Lead sentences are important, and the current one could use a lot of improvement. Currently, it reads:

Animal language is the modeling of human language in non human animal systems.

This can be misinterpreted as being unilinealist/anthropocentrist, which is an incorrect view of evolution. (Evolution doesn't have the singular goal of marching inexorably towards modern humans -- there are more organisms in side branches than in the "main" branch. It's very likely that we'll find some example of animal language that has a unique feature not found in any human language (because we didn't descend from them), but that we still decide it fits within our definition of "language".)

Also, I initially misinterpreted it as saying "this article only discusses instances of animal language where an animal has learned language from a human trainer".

When this sentence was first added, the sentence was used to distinguish between animal language and animal communication. In that context, it's much harder to misinterpret the sentence.

I understand that it's not yet possible to pin down a definition of language, so the lead sentence will inevitably have to be somewhat vague, leaving some of the details for further down in the article. So that makes it more difficult to write a good lead sentence. But could someone write a better one for this article? (I'm not remotely knowledgeable in the field, otherwise I'd do it) --Underpants 01:28, 5 June 2009 (UTC)[reply]
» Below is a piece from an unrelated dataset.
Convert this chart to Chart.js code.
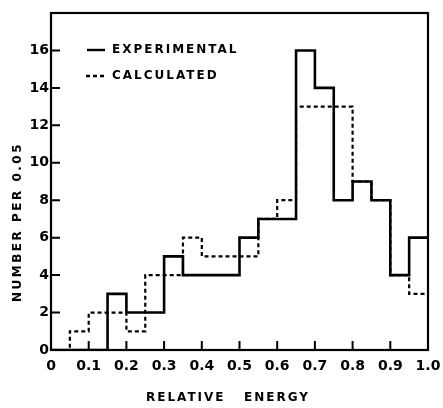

Cultural Transmission edit

In the summary I changed "cultural transmission has occurred with the offspring of many of the great apes who have been taught sign languages, the celebrated bonobos Kanzi and Panbanisha being examples." to "cultural transmission has possibly occurred between the celebrated bonobos Kanzi and Panbanisha." Neither of them know sign language (to me knowledge), but instead use lexigram boards. Perhaps there are better cases than the sketchy yogurt example given in this reference.